Comme jamais deux sans trois, un autre couple est épié par un père méfiant ! Margaret, la troisième demoiselle, est personnifiée par la soprano Caroline Michel, son amant Georges, professeur de culture physique, l’est par Pierre Babolat, au timbre proche du ténor de caractère, tandis que son américain et milliardaire de père Ralph a le comique de Denis Mignien, toujours très à l’aise autant scéniquement que vocalement, sachant varier le timbre de sa voix selon chaque intention de son texte.
Les personnages secondaires ne sont pas en reste, à commencer par la sulfureuse Catherine, chantée avec délice par la séduisante Sarah Lazerges. Par sa voix sensuelle et veloutée, elle conquiert non seulement tous les hommes sur le bateau, mais peu dans la salle ne succombent aussi à sa valse « Vous me… », aussi drôle que séduisante. Le jeune pasteur Fred -pasteur malgré lui car danseur la nuit au Sphinx de Montparnasse- est chanté avec l’innocence de Guillaume Durand. S'il paraît au début peu assuré dans son chant, malgré son aisance physique, il gagne rapidement en confiance au fil de la soirée. Le public apprécie également le riche timbre du barman Victor, chanté épisodiquement par Halidou Nombre, le jeu de la mère du pasteur, Caroline Roëlands à la voix bien projetée, et l’agréable quatuor des jeunes filles : Sophie Girardon, Tiphaine Chevallier, Servane Brochard et Olivia Pfender.
Avec le capitaine au (charmant) violon Thibaut Maudry comme chef à bord, les musiciens de l’Orchestre des Frivolités parisiennes se prêtent constamment au jeu, comme déjà le prouvent leurs tenues de marin dessinées, comme pour les chanteurs, par Casilda Desazars.
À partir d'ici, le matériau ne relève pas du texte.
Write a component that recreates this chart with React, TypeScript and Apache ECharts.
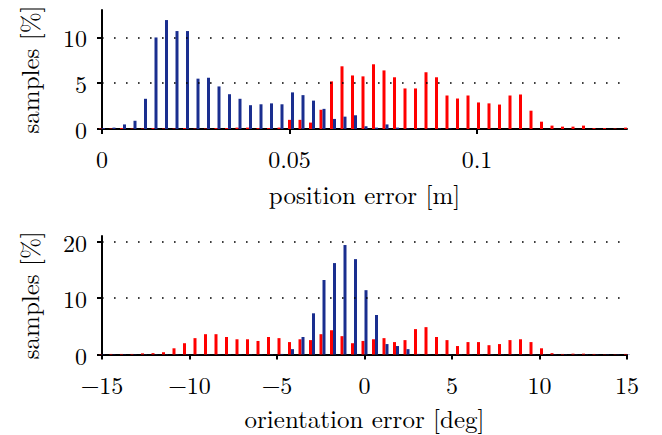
import React, { useEffect, useRef } from 'react';
import * as echarts from 'echarts';

// Position error histogram (bin centres in metres)
const posBins = [
  0, 0.0028, 0.0056, 0.0084, 0.0112, 0.014, 0.0168, 0.0196, 0.0224, 0.0252,
  0.028, 0.0308, 0.0336, 0.0364, 0.0392, 0.042, 0.0448, 0.0476, 0.0504, 0.0532,
  0.056, 0.0588, 0.0616, 0.0644, 0.0672, 0.07, 0.0728, 0.0756, 0.0784, 0.0812,
  0.084, 0.0868, 0.0896, 0.0924, 0.0952, 0.098, 0.1008, 0.1036, 0.1064, 0.1092,
  0.112, 0.1148, 0.1176, 0.1204, 0.1232, 0.126, 0.1288, 0.1316, 0.1344, 0.1372,
  0.14,
];
const posRed = [
  0.05, 0.05, 0.1, 0.05, 0.05, 0.1, 0.05, 0.05, 0.1, 0.05,
  0.05, 0.1, 0.1, 0.15, 0.15, 0.1, 0.1, 0.15, 1.0, 1.0,
  0.7, 2.1, 5.2, 6.85, 5.85, 5.75, 7.07, 6.4, 5.65, 4.43,
  4.43, 6.2, 5.65, 3.66, 3.33, 3.66, 2.9, 2.8, 2.67, 3.66,
  3.77, 2.0, 0.8, 0.37, 0.26, 0.26, 0.37, 0.1, 0.1, 0.05,
  0.15,
];
const posBlue = [
  0.1, 0.15, 0.5, 0.9, 3.3, 10.0, 11.9, 10.7, 10.7, 5.5,
  5.6, 4.65, 3.8, 3.3, 2.6, 2.7, 2.8, 2.7, 4.0, 3.7,
  3.1, 2.2, 1.1, 1.35, 1.5, 0.3, 0.15, 0.5, 0.15, 0.05,
  0.05, 0.05, 0.05, 0.05, 0, 0, 0, 0, 0, 0,
  0, 0, 0, 0, 0, 0, 0, 0, 0, 0,
  0,
];

// Orientation error histogram (bin centres in degrees)
const oriBins = [
  -15, -14.4, -13.8, -13.2, -12.6, -12, -11.4, -10.8, -10.2, -9.6,
  -9, -8.4, -7.8, -7.2, -6.6, -6, -5.4, -4.8, -4.2, -3.6,
  -3, -2.4, -1.8, -1.2, -0.6, 0, 0.6, 1.2, 1.8, 2.4,
  3, 3.6, 4.2, 4.8, 5.4, 6, 6.6, 7.2, 7.8, 8.4,
  9, 9.6, 10.2, 10.8, 11.4, 12, 12.6, 13.2, 13.8, 14.4,
  15,
];
const oriRed = [
  0.05, 0.1, 0.1, 0.1, 0.2, 0.24, 0.4, 1.1, 2.0, 2.9,
  3.6, 3.6, 3.1, 2.7, 2.7, 2.4, 3.1, 2.9, 2.2, 2.7,
  2.55, 3.6, 4.3, 3.25, 2.0, 2.4, 2.7, 2.9, 2.2, 2.55,
  4.5, 4.85, 3.1, 2.55, 1.5, 2.2, 2.2, 1.65, 1.85, 2.55,
  2.7, 2.2, 1.1, 0.24, 0.1, 0.15, 0.15, 0.1, 0.05, 0.05,
  0.1,
];
const oriBlue = [
  0.05, 0.05, 0.05, 0.05, 0.05, 0.05, 0.05, 0.05, 0.05, 0.05,
  0.05, 0.05, 0.05, 0.05, 0.05, 0.05, 0.05, 0.1, 0.95, 3.1,
  7.3, 13.2, 16.2, 19.4, 16.9, 11.4, 7.0, 1.85, 1.5, 0.95,
  0.1, 0.05, 0.05, 0.05, 0.05, 0.05, 0.05, 0.05, 0.05, 0.05,
  0.05, 0.05, 0.05, 0.05, 0.05, 0.05, 0.05, 0.05, 0.05, 0.05,
  0.05,
];

const posTicks = [0, 0.05, 0.1];
const posYTicks = [0, 5, 10];
const oriYTicks = [0, 10, 20];
const posGrid = [5, 10];
const oriGrid = [10, 20];

const RED = '#ff0000';
const BLUE = '#1a2e8f';
const FONT = 'Latin Modern Roman';

const pair = (xs: number[], ys: number[]) => xs.map((x, i) => [x, ys[i]]);

const axisLineStyle = { color: '#000', width: 2 };
const labelStyle = { fontFamily: FONT, fontSize: 24, color: '#000' };
const nameStyle = { fontFamily: FONT, fontSize: 25, color: '#000' };

export default function App() {
  const ref = useRef<HTMLDivElement>(null);
  useEffect(() => {
    const chart = echarts.init(ref.current!, null, { renderer: 'svg' });
    const gridMark = (vals: number[]) => ({
      silent: true,
      symbol: 'none',
      label: { show: false },
      lineStyle: { color: '#000', width: 1.6, type: [1.6, 10.4] as any },
      data: vals.map((v) => ({ yAxis: v })),
    });
    chart.setOption({
      animation: false,
      backgroundColor: '#fff',
      textStyle: { fontFamily: FONT },
      grid: [
        { left: 102, right: 35, top: 10, height: 119 },
        { left: 102, right: 35, top: 236, height: 118.5 },
      ],
      xAxis: [
        {
          type: 'value',
          gridIndex: 0,
          min: 0,
          max: 0.14,
          interval: 0.05,
          axisLine: { show: true, onZero: false, lineStyle: axisLineStyle },
          axisTick: { show: true, length: 5, lineStyle: { color: '#000', width: 2 }, customValues: posTicks },
          axisLabel: { ...labelStyle, margin: 17, customValues: posTicks },
          splitLine: { show: false },
          name: 'position error [m]',
          nameLocation: 'middle',
          nameGap: 52,
          nameTextStyle: { ...nameStyle },
        },
        {
          type: 'value',
          gridIndex: 1,
          min: -15,
          max: 15,
          interval: 5,
          axisLine: { show: true, onZero: false, lineStyle: axisLineStyle },
          axisTick: { show: true, length: 5, lineStyle: { color: '#000', width: 2 } },
          axisLabel: {
            ...labelStyle,
            margin: 17,
            formatter: (v: number) => String(v).replace('-', '\u2212'),
          },
          splitLine: { show: false },
          name: 'orientation error [deg]',
          nameLocation: 'middle',
          nameGap: 50,
          nameTextStyle: { ...nameStyle },
        },
      ],
      yAxis: [
        {
          type: 'value',
          gridIndex: 0,
          min: 0,
          max: 13,
          interval: 5,
          axisLine: { show: true, onZero: false, lineStyle: axisLineStyle },
          axisTick: { show: true, length: 5, lineStyle: { color: '#000', width: 2 }, customValues: posYTicks },
          axisLabel: { ...labelStyle, margin: 15, customValues: posYTicks },
          splitLine: { show: false },
          name: 'samples [%]',
          nameLocation: 'middle',
          nameGap: 61,
          nameTextStyle: { ...nameStyle },
        },
        {
          type: 'value',
          gridIndex: 1,
          min: 0,
          max: 21,
          interval: 10,
          axisLine: { show: true, onZero: false, lineStyle: axisLineStyle },
          axisTick: { show: true, length: 5, lineStyle: { color: '#000', width: 2 }, customValues: oriYTicks },
          axisLabel: { ...labelStyle, margin: 15, customValues: oriYTicks },
          splitLine: { show: false },
          name: 'samples [%]',
          nameLocation: 'middle',
          nameGap: 61,
          nameTextStyle: { ...nameStyle },
        },
      ],
      series: [
        {
          type: 'bar',
          xAxisIndex: 0,
          yAxisIndex: 0,
          data: pair(posBins, posRed),
          barWidth: 3,
          barGap: '0%',
          itemStyle: { color: RED },
          markLine: gridMark(posGrid),
        },
        {
          type: 'bar',
          xAxisIndex: 0,
          yAxisIndex: 0,
          data: pair(posBins, posBlue),
          barWidth: 3,
          barGap: '0%',
          itemStyle: { color: BLUE },
        },
        {
          type: 'bar',
          xAxisIndex: 1,
          yAxisIndex: 1,
          data: pair(oriBins, oriRed),
          barWidth: 3,
          barGap: '0%',
          itemStyle: { color: RED },
          markLine: gridMark(oriGrid),
        },
        {
          type: 'bar',
          xAxisIndex: 1,
          yAxisIndex: 1,
          data: pair(oriBins, oriBlue),
          barWidth: 3,
          barGap: '0%',
          itemStyle: { color: BLUE },
        },
      ],
    });
    return () => chart.dispose();
  }, []);
  return (
    <div
      ref={ref}
      style={{ position: 'absolute', left: 0, top: 0, width: 662, height: 435 }}
    />
  );
}
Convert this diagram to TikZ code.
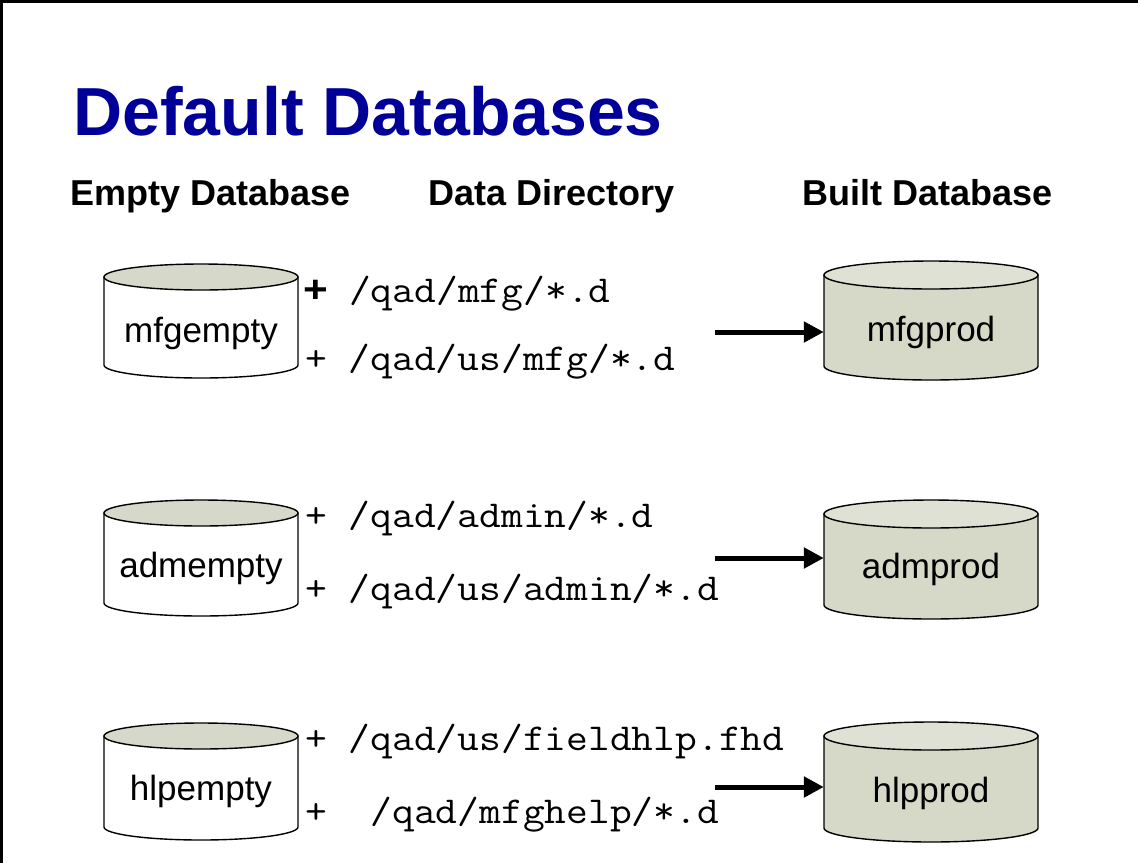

Tout le long de la partition, chacun des instrumentistes s’amuse, se fait visiblement plaisir, se laissant mouvoir au gré de leur mélodie ou de celle d’un de leur collègue. Ils écoutent la musique, les chanteurs et eux-mêmes dans une symbiose, Thibaut Maudry dirigeant de son violon avec discrétion. À aucun moment la régularité du tempo ne faillit, même dans les attaques précises. L'interprétation est pétillante, même si l’oreille doit d’abord s’habituer à la prédominance naturelle des cuivres contre le sextuor de cordes, plus faible mais ajoutant ainsi ses couleurs dans l’énergie et le swing (avec les solos du trompettiste Arthur Escriva).
Ceux qui la connaissent l’attendent avec impatience, les autres en ayant entendu parler l’attendent tout autant : c’est presqu'à la toute fin qu’est chanté ce qui vaut le plus grand triomphe de l’œuvre, « Ça vaut mieux que d’attraper la scarlatine ». Un texte hilarant, une musique entraînante jouée par les musiciens se joignant à la fête sur le devant de la scène et le public ne pouvant s’empêcher de frapper allègrement des mains.